The monstrous feminine
Obviously there’s a lot going on here, semiotically and psychologically. Kuchisake onna is terrifying, at least in part, because most of us (and women in particular) know how profoundly unfair and unkind people can be towards any individual (and especially any woman) not considered attractive by whatever the current general standard is. Then there’s the corollary catch-22 situation in which attractive women, or women who are judged to be exerting too much effort to make themselves attractive as society dictates– women who are, in other words, complying with what society pressures them to do– are blamed, mocked and castigated for the arousal, the jealousy and occasionally even the crimes they supposedly “provoke” [sic]. Is Kuchisake onna evil because she’s ugly, or is she ugly because she’s evil?
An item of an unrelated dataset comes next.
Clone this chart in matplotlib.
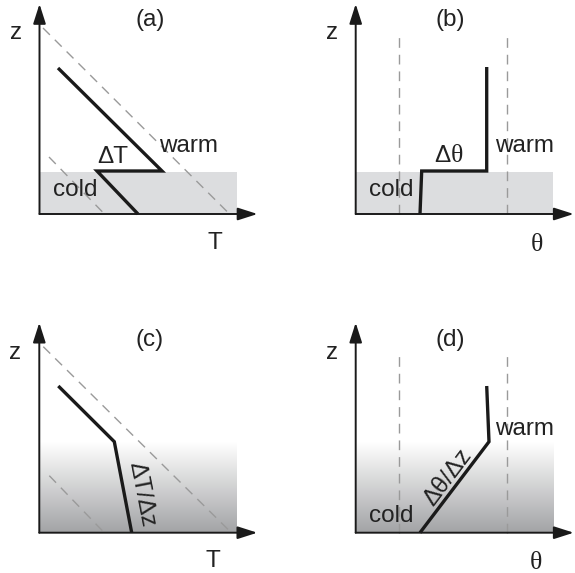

Closely related to this, she’s also clearly an example of the “monstrous feminine” (cf. Barbara Creed), the vagina dentata, the devouring mother. In the context of Kuchisake onna and her mask, it doesn’t require the psychoanalytic skills of Freud to understand that it comes from male terror of another type of opening behind clean white cotton, from desire and disgust problematically jumbled together. And she’s showing it to you in the street against your will, a mythic female version of the all-too real male pervert– the paedophile, the flasher, the frotteur, the chikan. She’s a projection of the fundamental fear that lies behind at least some misogyny and homophobia from heterosexual men; the fear that women and gay men may be looking at and fantasising about dominating, belittling, exploiting or hurting straight men in the same demeaning, dehumanising way that these insecure men habitually think about and discuss doing those things to women.
So tell me… am I pretty?
(Source of Kuchisake onna information: Pandemonium and Parade– Japanese Monsters and the Culture of Yōkai, by Michael Dylan Foster.)